Three-day hunger strike which could be extended

Thousands of Palestinian inmates in Israeli jails on Wednesday launched a hunger strike, said Palestinian Minister for Prisoner Affairs Issa Qaraqa.

“I can confirm that all the prisoners in Israeli prisons have begun a three-day hunger strike, which could be increased, as a kind of warning to the Israeli administration,” Mr. Issa Qaraqa told reporters in Ramallah.

He Mr. Qaraqa said the strike was a protest against the policy of solitary confinement, and was called in solidarity with a group of prisoners from the Popular Front for the Liberation of Palestine.

“Around 200 prisoners from the PFLP and some others began an open-ended hunger strike yesterday [Tuesday] to protest the continued solitary confinement of their secretary general Ahmed Saadat for the last four years,” said Mr. Qaraqa.

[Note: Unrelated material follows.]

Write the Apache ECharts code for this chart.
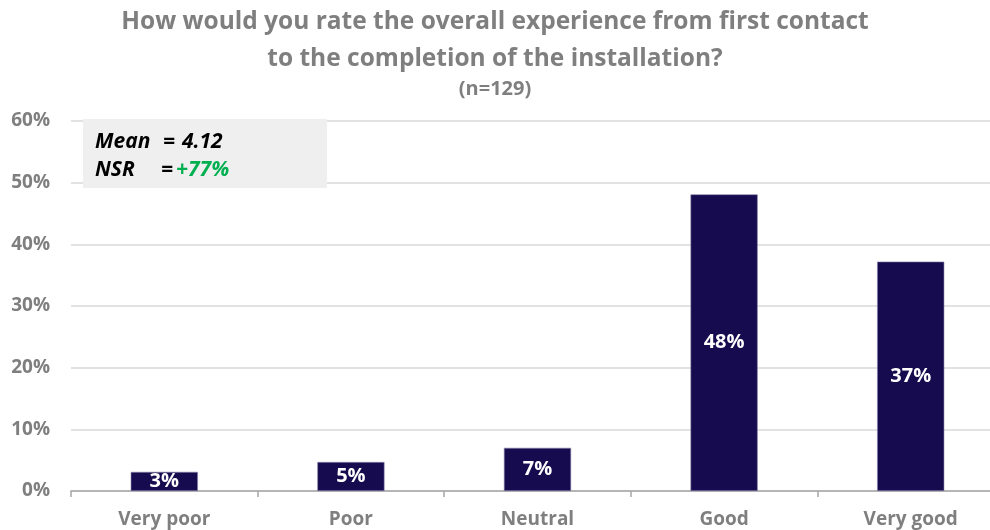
<!DOCTYPE html>
<html>
<head>
<meta charset="utf-8">
<script src="https://cdn.jsdelivr.net/npm/echarts@6/dist/echarts.min.js"></script>
<style>
  html, body { margin: 0; padding: 0; background: #ffffff; }
  #chart { width: 990px; height: 530px; }
</style>
</head>
<body>
<div id="chart"></div>
<script>
// Survey ratings, share of respondents (%)
const categories = ['Very poor', 'Poor', 'Neutral', 'Good', 'Very good'];
const shares = [3.1, 4.7, 7.0, 48.1, 37.2];
const yTicks = [0, 10, 20, 30, 40, 50, 60];
const meanScore = '4.12';
const nsrScore = '+77%';
const sampleSize = 129;

const FONT = '"Open Sans", Lato, sans-serif';
const GREY = '#7f7f7f';

// small helper for the summary-box texts
function boxText(x, y, text, color) {
  return {
    type: 'text', x: x, y: y, z: 11,
    style: {
      text: text, fill: color, verticalAlign: 'middle',
      fontFamily: FONT, fontStyle: 'italic', fontWeight: 'bold', fontSize: 21
    }
  };
}

const chart = echarts.init(document.getElementById('chart'), null, { renderer: 'canvas' });

chart.setOption({
  animation: false,
  backgroundColor: '#ffffff',
  title: [
    {
      text: 'How would you rate the overall experience from first contact\nto the completion of the installation?',
      left: 'center',
      top: 4,
      padding: 0,
      textStyle: { fontFamily: FONT, fontWeight: 'bold', fontSize: 24.5, lineHeight: 37, color: GREY }
    },
    {
      text: '(n=' + sampleSize + ')',
      left: 'center',
      top: 79,
      padding: 0,
      textStyle: { fontFamily: FONT, fontWeight: 'bold', fontSize: 20, lineHeight: 20, color: GREY }
    }
  ],
  // plot area runs past the right edge of the canvas
  grid: { left: 71, top: 121, width: 933, height: 370, containLabel: false, outerBoundsMode: 'none' },
  xAxis: {
    type: 'category',
    data: categories,
    axisLine: { lineStyle: { color: '#a6a6a6', width: 1.5 } },
    axisTick: { show: true, length: 6, alignWithLabel: false, lineStyle: { color: '#a6a6a6', width: 1.5 } },
    axisLabel: { margin: 19, color: GREY, fontFamily: FONT, fontWeight: 'bold', fontSize: 19 }
  },
  yAxis: {
    type: 'value',
    min: yTicks[0],
    max: yTicks[yTicks.length - 1],
    interval: 10,
    axisLine: { show: false },
    axisTick: { show: false },
    axisLabel: {
      margin: 21, color: GREY, fontFamily: FONT, fontWeight: 'bold', fontSize: 19,
      formatter: v => v + '%'
    },
    splitLine: { lineStyle: { color: '#d9d9d9', width: 1.5 } }
  },
  series: [{
    type: 'bar',
    data: shares,
    barWidth: '36%',
    itemStyle: { color: '#160b4f', borderColor: '#8a86ad', borderWidth: 0.6 },
    label: {
      show: true,
      position: 'inside',
      color: '#ffffff',
      fontFamily: FONT,
      fontWeight: 'bold',
      fontSize: 20,
      formatter: p => Math.round(p.value) + '%'
    }
  }],
  graphic: [
    {
      type: 'rect',
      left: 83, top: 119,
      shape: { width: 244, height: 69 },
      style: { fill: '#efefef' },
      z: 10
    },
    boxText(95, 142, 'Mean', '#000000'),
    boxText(163, 142, '=', '#000000'),
    boxText(182, 142, meanScore, '#000000'),
    boxText(95, 170, 'NSR', '#000000'),
    boxText(161, 170, '=', '#000000'),
    boxText(176, 170, nsrScore, '#00b050')
  ]
});
</script>
</body>
</html>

The strike was then extended across all prisons and also what Mr. Qaraqa called a “growing tide” of punitive measures against detainees. “There are prisoners who have been in solitary confinement for 10 years,” he said.

Harsh penalties

“The prison authorities have imposed harsh penalties and unprecedented measures, pushing the prisoners into a state of rebellion against all the rules in force inside the occupation prisons.”

According to figures released by Israeli rights group B'tselem in April, there are 5,380 Palestinians held in Israeli jails, 217 of whom were under 18.

Outcry of new homes

Israel on Wednesday rejected international outcry over its plans to build 1,100 new homes in Gilo in annexed east Jerusalem, insisting the neighbourhood was “not a settlement”. “Gilo is not a settlement, nor a settlement outpost. It is a neighbourhood which constitutes an integral part of the centre of Jerusalem,” a senior Israeli official told AFP.

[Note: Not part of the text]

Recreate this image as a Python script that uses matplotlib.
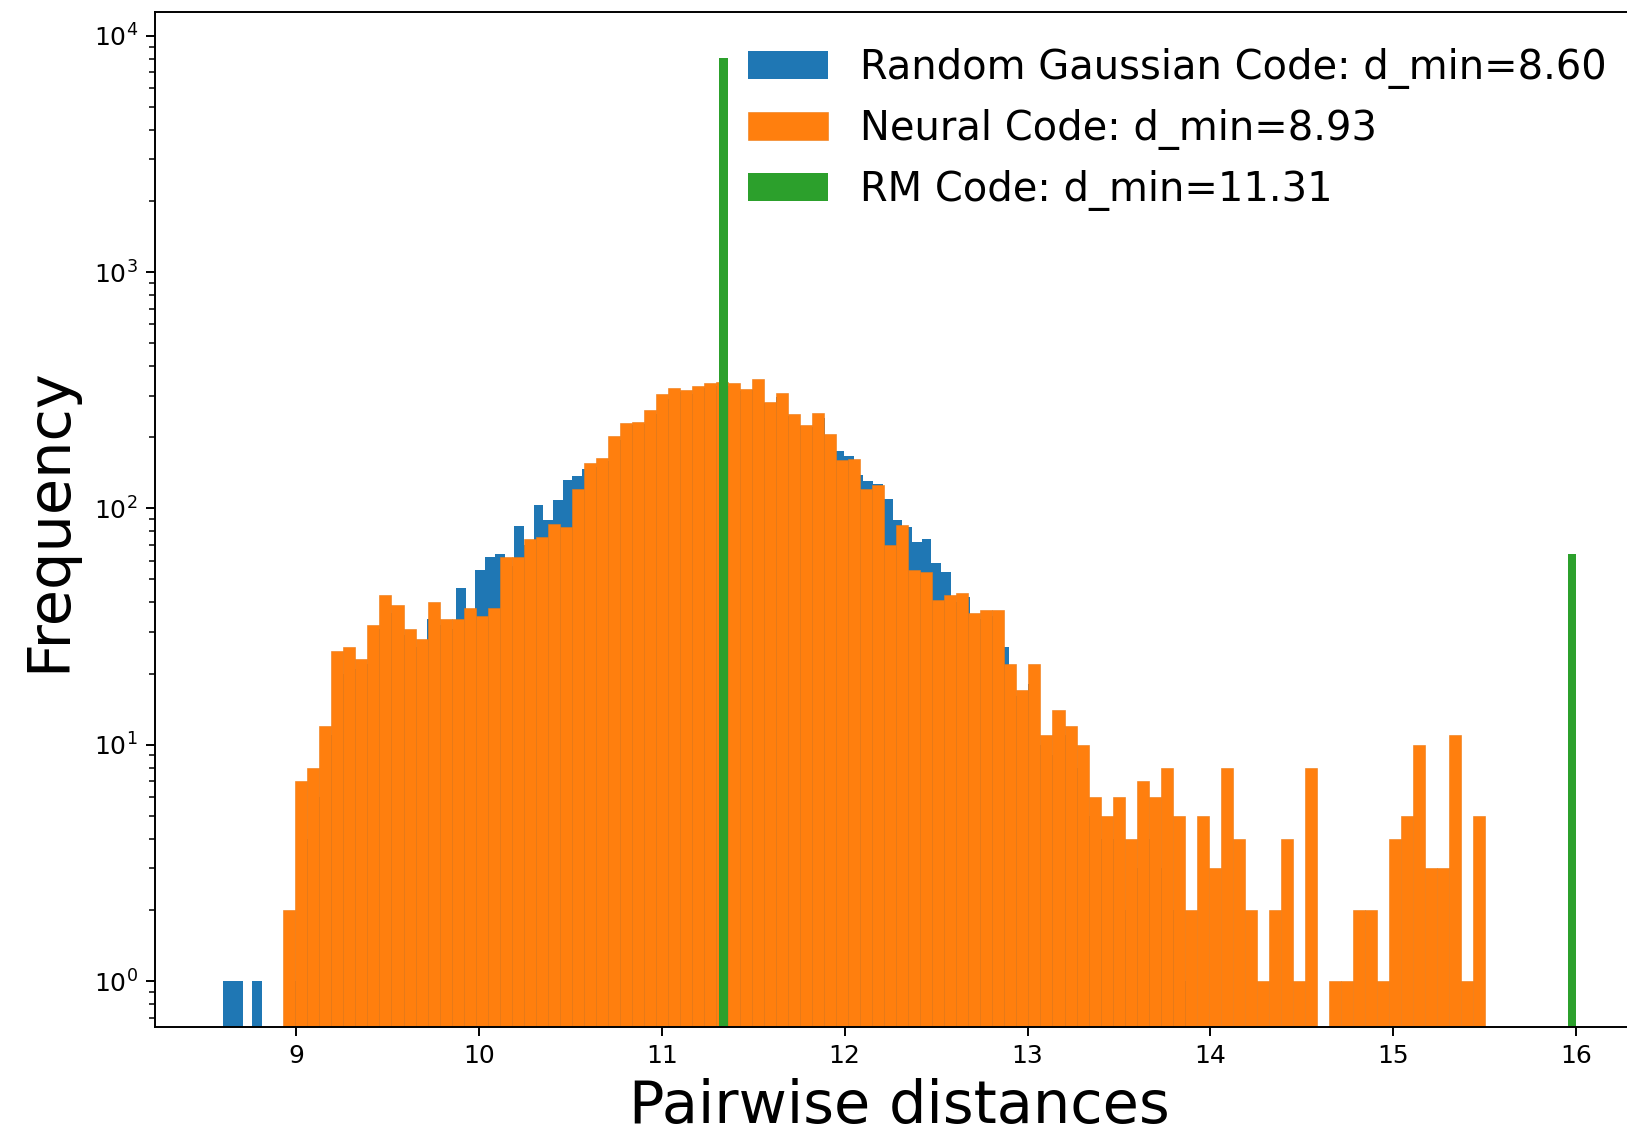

The move, which was signed off by Israel's Interior Ministry on Tuesday, drew a sharply worded response from the Palestinians, and a chorus of condemnation from Europe, the United States and China.

Gilo lies in mostly Arab east Jerusalem, which Israel captured along with the West Bank from Jordan during the 1967 Six Day War and later annexed in a move not recognised by the international community.

Israel considers both halves of the Holy City its “eternal, indivisible” capital, and does not view construction in the east to be settlement activity.